Aim: Retype the opening lines of the data exactly, stopping after the line that contains "import altair as alt". Skip every picture.

───── Provided material

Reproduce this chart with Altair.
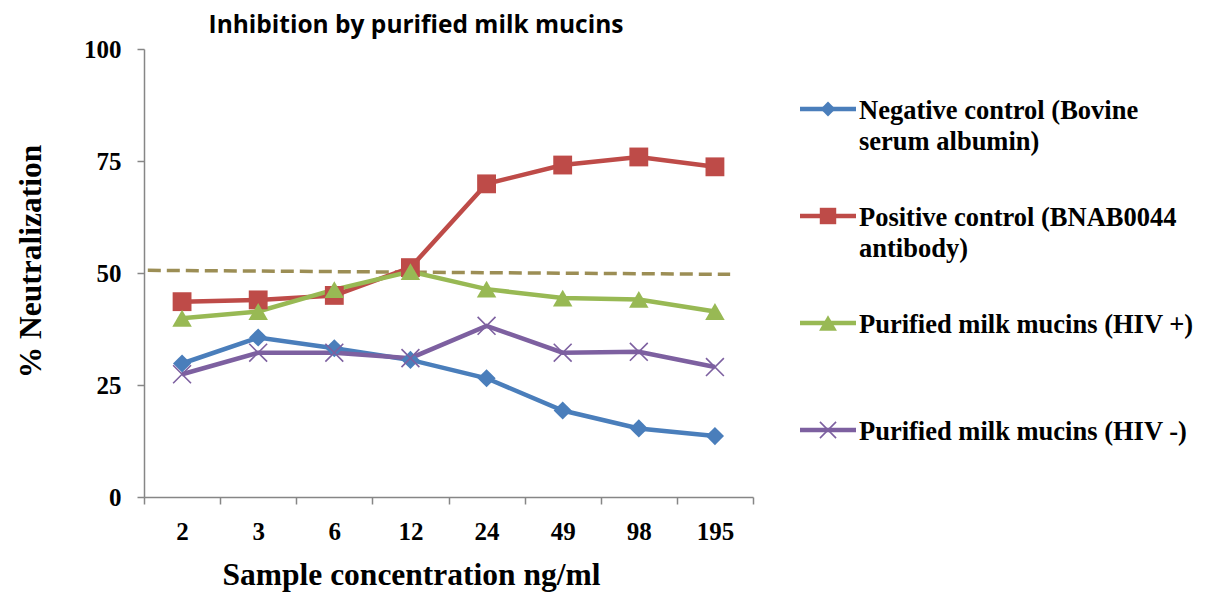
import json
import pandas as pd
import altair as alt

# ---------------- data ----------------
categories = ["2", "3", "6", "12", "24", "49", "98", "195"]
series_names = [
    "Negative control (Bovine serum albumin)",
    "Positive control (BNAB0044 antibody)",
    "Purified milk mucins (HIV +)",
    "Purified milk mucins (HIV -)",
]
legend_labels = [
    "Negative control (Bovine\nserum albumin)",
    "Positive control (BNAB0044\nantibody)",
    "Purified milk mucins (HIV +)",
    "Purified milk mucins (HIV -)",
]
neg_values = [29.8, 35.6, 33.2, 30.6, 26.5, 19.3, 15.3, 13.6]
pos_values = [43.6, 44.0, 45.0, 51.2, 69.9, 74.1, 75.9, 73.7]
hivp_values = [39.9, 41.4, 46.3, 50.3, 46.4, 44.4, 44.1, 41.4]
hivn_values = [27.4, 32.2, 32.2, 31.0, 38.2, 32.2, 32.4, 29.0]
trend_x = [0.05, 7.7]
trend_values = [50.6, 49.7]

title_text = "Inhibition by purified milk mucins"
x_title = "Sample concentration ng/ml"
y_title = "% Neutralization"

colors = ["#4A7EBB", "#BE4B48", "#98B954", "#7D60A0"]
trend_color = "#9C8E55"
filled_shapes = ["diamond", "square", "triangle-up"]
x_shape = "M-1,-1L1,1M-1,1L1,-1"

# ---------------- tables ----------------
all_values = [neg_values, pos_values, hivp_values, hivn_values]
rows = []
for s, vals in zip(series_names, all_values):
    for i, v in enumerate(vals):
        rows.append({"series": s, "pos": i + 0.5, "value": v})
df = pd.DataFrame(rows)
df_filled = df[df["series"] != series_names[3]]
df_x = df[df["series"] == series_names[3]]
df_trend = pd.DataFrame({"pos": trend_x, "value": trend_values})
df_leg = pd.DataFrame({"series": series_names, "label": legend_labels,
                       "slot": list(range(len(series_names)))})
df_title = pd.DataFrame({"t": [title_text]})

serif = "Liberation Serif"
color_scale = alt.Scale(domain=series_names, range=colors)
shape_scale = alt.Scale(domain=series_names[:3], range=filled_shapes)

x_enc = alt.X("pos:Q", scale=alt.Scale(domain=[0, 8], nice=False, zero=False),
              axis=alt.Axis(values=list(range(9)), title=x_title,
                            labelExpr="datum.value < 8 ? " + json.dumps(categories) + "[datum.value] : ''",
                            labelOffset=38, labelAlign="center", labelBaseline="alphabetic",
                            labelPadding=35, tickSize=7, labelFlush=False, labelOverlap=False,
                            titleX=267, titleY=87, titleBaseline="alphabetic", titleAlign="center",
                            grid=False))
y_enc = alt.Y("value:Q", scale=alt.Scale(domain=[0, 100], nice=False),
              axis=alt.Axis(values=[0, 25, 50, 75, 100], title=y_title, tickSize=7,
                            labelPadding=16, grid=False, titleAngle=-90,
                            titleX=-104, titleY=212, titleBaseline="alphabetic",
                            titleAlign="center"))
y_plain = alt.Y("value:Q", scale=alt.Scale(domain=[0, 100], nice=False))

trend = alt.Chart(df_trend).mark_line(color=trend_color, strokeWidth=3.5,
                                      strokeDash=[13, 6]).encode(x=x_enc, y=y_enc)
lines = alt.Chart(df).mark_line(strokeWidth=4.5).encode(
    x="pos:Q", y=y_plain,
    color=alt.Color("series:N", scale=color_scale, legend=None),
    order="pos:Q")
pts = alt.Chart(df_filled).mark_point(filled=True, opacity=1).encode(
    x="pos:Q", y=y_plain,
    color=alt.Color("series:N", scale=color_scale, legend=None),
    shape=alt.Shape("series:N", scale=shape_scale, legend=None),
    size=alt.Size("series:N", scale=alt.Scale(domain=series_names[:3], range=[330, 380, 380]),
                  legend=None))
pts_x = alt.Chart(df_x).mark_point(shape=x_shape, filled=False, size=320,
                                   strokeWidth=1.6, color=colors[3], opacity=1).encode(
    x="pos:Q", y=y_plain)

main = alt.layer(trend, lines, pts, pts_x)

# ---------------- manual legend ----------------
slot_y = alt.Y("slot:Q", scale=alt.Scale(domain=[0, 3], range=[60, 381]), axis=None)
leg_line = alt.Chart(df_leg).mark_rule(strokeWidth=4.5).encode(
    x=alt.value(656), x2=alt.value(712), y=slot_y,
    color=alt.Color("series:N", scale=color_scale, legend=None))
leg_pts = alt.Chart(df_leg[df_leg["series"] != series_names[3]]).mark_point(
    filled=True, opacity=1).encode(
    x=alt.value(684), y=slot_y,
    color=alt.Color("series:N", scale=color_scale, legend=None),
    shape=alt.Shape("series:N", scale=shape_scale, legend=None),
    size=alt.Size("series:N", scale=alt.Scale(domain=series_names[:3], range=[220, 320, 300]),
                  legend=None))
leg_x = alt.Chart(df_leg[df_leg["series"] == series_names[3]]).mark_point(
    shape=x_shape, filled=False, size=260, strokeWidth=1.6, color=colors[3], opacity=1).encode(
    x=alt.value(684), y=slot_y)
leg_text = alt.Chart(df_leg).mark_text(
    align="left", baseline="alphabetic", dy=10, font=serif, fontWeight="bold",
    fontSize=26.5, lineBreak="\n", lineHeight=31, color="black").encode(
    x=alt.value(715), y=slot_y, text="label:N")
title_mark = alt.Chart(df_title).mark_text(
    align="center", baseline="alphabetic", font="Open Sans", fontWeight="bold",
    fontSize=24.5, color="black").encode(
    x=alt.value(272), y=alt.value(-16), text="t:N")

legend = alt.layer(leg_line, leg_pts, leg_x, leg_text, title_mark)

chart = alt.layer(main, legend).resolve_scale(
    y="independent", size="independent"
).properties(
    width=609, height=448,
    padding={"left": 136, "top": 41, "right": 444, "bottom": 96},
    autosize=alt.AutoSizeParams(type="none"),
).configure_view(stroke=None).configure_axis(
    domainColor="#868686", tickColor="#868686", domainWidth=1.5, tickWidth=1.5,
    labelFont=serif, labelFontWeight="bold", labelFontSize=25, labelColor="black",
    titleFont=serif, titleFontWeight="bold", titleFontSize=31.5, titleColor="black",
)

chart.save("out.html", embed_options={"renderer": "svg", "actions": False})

──────────

Completed exercise:
Reproduce this chart with Altair.
import json
import pandas as pd
import altair as alt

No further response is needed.